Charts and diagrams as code
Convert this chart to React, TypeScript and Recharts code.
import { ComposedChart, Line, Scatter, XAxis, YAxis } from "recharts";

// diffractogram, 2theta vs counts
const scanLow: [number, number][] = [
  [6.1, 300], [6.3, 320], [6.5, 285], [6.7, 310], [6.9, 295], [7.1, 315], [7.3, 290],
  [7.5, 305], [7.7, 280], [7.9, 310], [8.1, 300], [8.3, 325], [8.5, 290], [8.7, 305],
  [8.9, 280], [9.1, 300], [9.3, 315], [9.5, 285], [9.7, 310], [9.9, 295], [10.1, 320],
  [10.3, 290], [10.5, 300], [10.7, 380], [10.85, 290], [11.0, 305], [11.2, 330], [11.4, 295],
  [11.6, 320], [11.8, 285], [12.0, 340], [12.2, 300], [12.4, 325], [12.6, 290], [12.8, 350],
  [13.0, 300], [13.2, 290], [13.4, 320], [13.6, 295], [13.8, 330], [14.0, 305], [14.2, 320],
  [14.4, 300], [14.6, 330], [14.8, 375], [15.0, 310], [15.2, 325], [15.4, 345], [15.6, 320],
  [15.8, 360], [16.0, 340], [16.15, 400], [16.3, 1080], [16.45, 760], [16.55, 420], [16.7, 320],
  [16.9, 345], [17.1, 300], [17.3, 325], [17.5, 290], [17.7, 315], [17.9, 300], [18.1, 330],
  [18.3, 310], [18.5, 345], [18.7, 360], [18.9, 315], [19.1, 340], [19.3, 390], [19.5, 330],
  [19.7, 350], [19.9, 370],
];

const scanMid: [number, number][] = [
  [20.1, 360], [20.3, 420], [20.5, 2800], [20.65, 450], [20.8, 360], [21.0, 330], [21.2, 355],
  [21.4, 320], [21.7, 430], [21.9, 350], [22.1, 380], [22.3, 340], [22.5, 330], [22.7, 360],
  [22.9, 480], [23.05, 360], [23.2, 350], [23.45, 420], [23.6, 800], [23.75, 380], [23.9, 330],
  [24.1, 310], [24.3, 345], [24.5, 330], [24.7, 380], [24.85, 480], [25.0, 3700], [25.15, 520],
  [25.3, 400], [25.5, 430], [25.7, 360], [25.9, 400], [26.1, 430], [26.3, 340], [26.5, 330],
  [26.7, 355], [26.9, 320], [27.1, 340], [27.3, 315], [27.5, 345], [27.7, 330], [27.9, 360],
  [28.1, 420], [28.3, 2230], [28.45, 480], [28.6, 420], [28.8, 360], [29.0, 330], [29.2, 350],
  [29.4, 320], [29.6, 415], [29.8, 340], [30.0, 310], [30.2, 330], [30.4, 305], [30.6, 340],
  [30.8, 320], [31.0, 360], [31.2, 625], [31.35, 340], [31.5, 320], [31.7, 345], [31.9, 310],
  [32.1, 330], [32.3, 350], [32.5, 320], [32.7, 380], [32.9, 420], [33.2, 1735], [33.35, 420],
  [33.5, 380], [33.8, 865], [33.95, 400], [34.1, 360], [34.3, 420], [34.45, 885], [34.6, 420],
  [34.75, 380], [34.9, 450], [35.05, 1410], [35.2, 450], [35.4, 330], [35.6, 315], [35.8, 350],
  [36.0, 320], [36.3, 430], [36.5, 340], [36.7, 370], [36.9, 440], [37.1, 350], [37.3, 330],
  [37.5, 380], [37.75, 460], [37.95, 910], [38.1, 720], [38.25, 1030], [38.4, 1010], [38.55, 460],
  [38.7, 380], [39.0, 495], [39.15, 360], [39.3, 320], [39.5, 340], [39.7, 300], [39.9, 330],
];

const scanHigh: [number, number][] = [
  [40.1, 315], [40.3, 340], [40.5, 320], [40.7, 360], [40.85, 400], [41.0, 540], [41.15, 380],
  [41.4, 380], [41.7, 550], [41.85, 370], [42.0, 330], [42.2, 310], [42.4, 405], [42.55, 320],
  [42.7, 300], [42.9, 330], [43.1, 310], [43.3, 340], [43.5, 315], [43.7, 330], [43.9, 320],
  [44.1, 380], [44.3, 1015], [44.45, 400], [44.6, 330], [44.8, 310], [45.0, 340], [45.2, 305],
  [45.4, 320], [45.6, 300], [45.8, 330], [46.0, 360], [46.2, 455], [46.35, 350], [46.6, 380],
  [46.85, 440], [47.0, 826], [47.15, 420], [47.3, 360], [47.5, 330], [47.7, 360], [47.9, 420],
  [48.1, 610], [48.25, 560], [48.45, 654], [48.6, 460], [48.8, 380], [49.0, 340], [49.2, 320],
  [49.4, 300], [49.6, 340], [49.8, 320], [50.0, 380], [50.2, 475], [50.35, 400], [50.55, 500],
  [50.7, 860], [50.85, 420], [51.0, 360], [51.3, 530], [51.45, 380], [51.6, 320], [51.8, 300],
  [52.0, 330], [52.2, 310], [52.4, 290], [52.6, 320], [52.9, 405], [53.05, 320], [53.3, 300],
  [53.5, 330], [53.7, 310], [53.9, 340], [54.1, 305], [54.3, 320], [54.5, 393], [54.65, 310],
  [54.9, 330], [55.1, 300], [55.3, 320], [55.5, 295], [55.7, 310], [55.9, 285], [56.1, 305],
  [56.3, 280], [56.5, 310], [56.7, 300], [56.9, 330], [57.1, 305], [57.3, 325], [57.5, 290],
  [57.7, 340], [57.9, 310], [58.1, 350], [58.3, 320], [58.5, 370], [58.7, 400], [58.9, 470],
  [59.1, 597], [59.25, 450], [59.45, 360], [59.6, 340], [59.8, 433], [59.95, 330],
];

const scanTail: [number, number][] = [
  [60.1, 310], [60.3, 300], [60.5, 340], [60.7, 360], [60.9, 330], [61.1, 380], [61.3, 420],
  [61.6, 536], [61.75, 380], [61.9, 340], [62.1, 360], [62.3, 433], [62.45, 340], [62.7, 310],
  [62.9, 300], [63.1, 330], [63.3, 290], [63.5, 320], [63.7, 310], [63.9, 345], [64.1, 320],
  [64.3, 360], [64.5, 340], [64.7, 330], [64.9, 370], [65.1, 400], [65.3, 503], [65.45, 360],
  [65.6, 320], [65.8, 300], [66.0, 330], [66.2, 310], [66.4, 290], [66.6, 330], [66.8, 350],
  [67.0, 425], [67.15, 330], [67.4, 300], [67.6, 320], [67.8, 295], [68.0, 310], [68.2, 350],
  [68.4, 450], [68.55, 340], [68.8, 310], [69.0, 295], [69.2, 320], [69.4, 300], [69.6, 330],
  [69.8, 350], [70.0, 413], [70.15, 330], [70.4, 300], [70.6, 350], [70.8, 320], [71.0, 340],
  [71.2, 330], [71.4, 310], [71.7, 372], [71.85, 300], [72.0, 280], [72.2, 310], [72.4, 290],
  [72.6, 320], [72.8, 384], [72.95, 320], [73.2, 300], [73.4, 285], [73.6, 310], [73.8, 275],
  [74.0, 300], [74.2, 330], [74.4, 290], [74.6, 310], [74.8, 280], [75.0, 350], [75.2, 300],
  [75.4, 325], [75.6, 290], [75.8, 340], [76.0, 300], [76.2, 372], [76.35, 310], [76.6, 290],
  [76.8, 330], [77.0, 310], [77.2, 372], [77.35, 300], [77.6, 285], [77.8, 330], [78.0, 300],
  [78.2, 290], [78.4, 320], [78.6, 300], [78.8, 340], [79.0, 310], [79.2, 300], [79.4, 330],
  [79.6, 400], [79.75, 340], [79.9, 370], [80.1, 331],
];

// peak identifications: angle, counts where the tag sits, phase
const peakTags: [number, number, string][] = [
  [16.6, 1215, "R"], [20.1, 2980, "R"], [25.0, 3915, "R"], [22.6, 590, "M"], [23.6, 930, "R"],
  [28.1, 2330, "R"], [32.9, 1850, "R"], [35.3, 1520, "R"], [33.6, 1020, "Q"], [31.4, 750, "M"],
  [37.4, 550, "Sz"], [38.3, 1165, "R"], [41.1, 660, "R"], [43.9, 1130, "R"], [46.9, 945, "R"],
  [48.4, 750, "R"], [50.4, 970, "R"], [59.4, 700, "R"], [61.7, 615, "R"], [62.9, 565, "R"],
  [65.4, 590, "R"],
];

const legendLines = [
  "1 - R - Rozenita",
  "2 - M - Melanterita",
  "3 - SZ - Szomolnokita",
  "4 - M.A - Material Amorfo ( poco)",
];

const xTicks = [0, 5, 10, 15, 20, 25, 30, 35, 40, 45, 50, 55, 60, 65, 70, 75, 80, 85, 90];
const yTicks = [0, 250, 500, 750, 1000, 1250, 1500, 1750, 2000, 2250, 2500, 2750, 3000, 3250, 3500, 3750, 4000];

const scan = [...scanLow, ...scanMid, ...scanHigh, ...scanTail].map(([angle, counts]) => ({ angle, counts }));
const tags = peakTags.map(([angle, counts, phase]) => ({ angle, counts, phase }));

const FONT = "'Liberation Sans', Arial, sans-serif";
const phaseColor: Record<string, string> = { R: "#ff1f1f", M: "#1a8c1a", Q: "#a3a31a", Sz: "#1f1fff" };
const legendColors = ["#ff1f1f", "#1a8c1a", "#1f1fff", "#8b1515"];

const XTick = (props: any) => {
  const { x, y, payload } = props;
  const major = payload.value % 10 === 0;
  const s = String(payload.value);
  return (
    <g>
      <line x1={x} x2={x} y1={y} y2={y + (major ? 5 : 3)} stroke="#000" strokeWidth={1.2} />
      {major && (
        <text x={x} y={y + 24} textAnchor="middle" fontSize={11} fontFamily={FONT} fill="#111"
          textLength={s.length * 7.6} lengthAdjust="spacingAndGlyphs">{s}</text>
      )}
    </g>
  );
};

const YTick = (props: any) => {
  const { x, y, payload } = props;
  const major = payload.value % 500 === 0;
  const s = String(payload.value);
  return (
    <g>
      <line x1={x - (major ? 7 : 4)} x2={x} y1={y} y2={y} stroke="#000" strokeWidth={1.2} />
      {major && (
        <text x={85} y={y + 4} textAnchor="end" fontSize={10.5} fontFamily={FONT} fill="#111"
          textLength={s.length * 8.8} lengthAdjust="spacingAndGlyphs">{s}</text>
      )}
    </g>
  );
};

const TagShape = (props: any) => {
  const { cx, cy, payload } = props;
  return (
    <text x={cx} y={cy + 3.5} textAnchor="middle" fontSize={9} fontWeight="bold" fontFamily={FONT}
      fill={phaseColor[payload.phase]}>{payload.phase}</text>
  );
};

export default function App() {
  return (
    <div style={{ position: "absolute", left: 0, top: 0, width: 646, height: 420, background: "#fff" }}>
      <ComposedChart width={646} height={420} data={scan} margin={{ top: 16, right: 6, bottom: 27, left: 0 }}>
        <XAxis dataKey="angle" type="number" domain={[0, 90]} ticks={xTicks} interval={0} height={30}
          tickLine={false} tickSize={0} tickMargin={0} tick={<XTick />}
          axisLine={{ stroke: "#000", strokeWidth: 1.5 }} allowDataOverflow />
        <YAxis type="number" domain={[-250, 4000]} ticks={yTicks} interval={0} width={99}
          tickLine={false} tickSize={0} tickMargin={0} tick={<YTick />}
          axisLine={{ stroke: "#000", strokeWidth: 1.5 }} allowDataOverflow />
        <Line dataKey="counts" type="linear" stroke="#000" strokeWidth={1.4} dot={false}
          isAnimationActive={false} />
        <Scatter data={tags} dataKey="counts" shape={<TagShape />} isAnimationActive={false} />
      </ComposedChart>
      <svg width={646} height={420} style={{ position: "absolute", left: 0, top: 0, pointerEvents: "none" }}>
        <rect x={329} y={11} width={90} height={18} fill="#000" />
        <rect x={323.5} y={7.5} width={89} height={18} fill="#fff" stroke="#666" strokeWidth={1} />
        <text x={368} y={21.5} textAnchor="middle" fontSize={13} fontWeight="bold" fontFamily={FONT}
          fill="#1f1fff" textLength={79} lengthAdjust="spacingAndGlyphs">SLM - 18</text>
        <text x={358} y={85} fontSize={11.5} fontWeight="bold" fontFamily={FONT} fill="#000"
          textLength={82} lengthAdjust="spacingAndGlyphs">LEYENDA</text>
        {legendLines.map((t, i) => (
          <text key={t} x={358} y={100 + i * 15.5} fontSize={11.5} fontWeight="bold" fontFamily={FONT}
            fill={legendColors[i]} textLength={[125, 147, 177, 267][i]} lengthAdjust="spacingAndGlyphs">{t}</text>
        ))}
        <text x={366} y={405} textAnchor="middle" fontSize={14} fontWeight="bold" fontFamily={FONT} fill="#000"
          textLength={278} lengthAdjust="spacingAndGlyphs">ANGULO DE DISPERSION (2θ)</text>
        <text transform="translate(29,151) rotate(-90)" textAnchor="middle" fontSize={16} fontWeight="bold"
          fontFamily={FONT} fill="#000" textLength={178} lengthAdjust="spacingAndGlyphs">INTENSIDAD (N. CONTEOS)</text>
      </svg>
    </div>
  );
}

==

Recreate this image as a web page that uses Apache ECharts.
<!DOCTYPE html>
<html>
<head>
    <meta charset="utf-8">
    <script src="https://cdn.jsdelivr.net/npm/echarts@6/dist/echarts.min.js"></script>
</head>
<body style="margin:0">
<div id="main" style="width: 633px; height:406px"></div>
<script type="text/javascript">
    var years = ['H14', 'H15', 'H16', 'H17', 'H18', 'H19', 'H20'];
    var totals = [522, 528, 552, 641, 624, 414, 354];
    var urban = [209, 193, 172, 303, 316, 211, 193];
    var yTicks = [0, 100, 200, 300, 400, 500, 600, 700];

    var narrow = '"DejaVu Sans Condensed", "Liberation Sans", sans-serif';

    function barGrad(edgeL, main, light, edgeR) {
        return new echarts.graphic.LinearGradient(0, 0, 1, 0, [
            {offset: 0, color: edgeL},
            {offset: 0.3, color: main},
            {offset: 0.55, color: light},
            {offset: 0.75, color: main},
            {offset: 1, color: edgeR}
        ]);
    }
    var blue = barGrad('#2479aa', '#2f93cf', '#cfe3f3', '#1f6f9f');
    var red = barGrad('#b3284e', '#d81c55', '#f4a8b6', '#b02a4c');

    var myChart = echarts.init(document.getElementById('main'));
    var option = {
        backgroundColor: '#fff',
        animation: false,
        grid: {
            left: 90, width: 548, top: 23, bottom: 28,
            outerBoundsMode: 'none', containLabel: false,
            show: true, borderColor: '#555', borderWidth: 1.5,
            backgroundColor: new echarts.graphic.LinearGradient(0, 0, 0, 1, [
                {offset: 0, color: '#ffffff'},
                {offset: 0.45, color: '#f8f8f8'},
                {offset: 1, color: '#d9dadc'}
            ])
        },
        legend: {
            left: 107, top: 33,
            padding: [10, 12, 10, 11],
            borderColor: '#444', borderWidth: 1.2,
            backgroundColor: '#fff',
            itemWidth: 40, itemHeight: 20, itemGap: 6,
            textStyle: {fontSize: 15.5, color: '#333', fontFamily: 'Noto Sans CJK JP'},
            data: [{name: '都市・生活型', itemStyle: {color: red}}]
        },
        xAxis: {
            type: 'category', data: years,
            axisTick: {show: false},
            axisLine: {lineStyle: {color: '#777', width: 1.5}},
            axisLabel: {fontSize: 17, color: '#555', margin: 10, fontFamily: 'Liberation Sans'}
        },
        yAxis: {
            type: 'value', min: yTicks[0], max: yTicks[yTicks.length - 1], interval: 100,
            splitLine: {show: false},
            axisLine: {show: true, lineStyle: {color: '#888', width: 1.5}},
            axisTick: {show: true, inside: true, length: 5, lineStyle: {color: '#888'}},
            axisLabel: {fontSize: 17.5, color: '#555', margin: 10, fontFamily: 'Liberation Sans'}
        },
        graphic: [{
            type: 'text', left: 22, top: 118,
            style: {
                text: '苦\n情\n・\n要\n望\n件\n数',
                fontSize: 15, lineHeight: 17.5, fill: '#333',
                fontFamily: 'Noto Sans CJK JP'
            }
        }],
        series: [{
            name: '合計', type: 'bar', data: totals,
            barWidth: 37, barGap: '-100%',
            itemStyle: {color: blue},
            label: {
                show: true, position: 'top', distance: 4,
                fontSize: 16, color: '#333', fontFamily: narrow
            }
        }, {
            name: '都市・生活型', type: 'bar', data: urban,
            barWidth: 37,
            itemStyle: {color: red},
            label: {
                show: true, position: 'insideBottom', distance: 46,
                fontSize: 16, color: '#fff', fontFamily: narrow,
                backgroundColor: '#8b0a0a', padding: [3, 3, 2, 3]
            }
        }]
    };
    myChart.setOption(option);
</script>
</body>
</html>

Task prompt -> Copy out exactly the lines from the one containing "Convert this chart" to the one containing "Scatter, XAxis, YAxis", both ends inclusive.

Written reply ->
Convert this chart to React, TypeScript and Recharts code.
import { ComposedChart, Line, Scatter, XAxis, YAxis } from "recharts";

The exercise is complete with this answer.